自閉症の成人は体重に関わらず薬の副作用が出やすかったり、感覚過敏があったりするという。わたしの場合ほかのお茶はそうでもないけれど、何故かコーヒーを飲むと緊張感がぐんぐん高まって叫びたいのに動けない金縛り状態になることがある。いつもは少し飲んだところで胃が痛くなるので水をたくさん飲むのだけれど、コーヒー牛乳はぜんぜん痛くならないので水を飲む気にならない。つまりストッパーが働かない。
果糖ぶどう糖液糖の入ったものを日頃ほとんどとらないで来たので知らなかったけれど、果糖ぶどう糖液糖にもなにか激しく反応する要素がある気がする。とれなくてよかったのか。
でも美味しい。すごく美味しい。飲まずにいられない。怖い。怖いけどこれからもう一杯飲みたい。
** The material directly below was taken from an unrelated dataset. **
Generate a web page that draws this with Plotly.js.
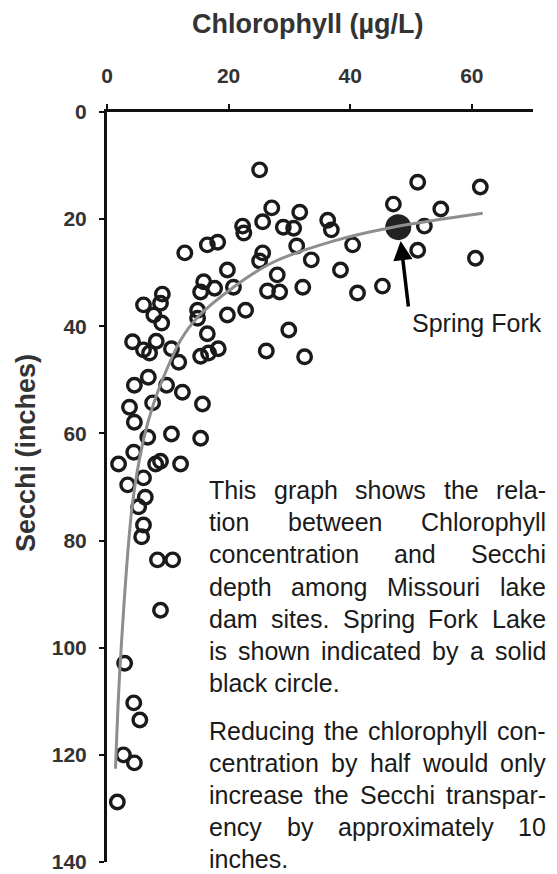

ヤバい。どうしよう。すごく美味しい。音楽はキラキラしてるし、ときめく思い出は鮮やかに蘇るし、絵を描きたくてたまらない。ガンギマリだ。「はてこさんグーグー・ガンモみたいだね!」とはてなハイクオフで言われたのを思い出す。
ちなみにベンゾジアゼピン系の風邪薬でもトリップする。パブロンとかね。こっちは時間と空間の認識がおかしくなる。いまと昔が入り混じる。ここがどこでいまがいつかはわかっているのだけれど、1990年代と2000年代が物理的に移動可能な世界だという確信がわいてきて、部屋の向こうは十代のときに住んでいた街だと思えて仕方がなかったりする。ヤバい。ヤバいけどこのまま眠れないとますますヤバいし、手元のコーヒー牛乳なくなるまで飲み尽くしちゃうからパブロン飲んで寝ます。